### GOAL OF THE EXERCISE
Copy out each line of the data holding "matplotlib".

________________

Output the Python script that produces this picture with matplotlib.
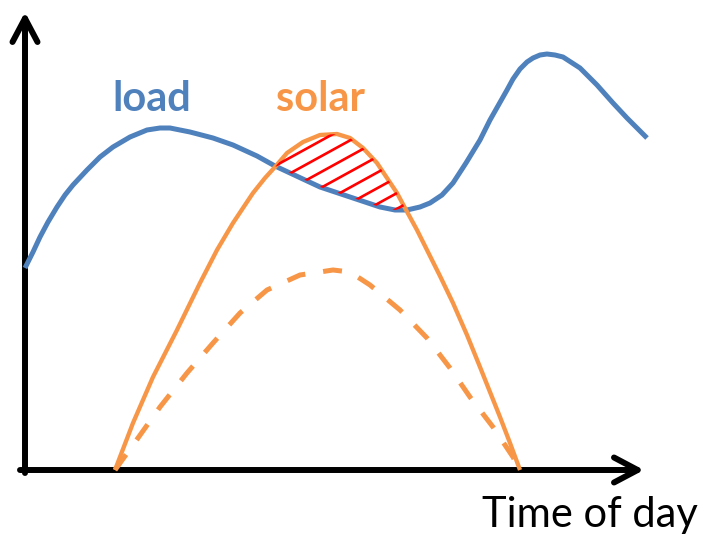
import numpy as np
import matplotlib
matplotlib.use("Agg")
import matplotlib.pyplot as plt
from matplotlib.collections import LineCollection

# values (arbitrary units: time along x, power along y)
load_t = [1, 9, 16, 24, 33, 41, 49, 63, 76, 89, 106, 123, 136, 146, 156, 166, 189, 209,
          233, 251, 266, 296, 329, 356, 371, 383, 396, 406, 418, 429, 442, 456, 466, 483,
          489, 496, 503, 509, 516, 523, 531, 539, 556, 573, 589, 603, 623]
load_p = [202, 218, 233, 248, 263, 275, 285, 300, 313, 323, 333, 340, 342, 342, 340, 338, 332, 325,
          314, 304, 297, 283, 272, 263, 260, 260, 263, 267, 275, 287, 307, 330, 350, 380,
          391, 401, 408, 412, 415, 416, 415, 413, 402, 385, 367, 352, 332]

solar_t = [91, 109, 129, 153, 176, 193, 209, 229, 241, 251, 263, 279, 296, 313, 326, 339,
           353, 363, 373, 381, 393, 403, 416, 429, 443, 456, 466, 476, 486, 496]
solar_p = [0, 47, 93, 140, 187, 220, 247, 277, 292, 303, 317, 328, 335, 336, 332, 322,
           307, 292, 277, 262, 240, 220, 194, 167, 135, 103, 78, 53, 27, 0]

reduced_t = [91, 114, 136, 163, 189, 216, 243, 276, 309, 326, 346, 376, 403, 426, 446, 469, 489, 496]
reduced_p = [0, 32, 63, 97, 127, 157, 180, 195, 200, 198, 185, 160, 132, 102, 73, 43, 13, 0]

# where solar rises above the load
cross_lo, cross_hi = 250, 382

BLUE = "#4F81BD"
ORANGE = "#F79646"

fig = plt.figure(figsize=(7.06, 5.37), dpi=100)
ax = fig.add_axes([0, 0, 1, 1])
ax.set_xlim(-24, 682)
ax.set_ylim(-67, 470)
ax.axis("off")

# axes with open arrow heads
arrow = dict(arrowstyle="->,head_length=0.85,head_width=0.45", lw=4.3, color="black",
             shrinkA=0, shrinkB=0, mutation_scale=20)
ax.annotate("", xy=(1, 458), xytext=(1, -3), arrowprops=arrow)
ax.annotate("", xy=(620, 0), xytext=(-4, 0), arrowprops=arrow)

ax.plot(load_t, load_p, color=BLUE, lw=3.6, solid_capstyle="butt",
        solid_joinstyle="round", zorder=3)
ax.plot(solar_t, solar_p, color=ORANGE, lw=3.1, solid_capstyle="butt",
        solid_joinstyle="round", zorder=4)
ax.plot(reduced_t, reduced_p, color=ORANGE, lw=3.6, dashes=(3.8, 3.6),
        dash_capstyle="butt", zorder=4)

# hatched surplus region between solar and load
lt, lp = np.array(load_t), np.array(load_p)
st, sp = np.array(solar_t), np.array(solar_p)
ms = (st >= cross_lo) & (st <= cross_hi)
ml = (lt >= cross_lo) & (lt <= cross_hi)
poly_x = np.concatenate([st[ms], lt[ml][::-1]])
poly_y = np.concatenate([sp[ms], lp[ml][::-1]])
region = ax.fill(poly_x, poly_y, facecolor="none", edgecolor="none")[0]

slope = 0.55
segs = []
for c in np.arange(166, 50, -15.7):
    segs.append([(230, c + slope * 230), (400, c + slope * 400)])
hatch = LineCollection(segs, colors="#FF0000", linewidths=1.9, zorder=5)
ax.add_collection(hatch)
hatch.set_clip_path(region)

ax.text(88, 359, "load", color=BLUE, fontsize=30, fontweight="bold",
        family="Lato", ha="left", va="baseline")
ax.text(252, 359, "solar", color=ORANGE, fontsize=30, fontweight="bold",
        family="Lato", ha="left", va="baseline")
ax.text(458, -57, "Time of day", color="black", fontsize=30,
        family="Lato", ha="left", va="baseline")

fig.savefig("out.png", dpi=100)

________________

### RESULT FOR THIS TASK
Output the Python script that produces this picture with matplotlib.
import matplotlib
matplotlib.use("Agg")
import matplotlib.pyplot as plt
from matplotlib.collections import LineCollection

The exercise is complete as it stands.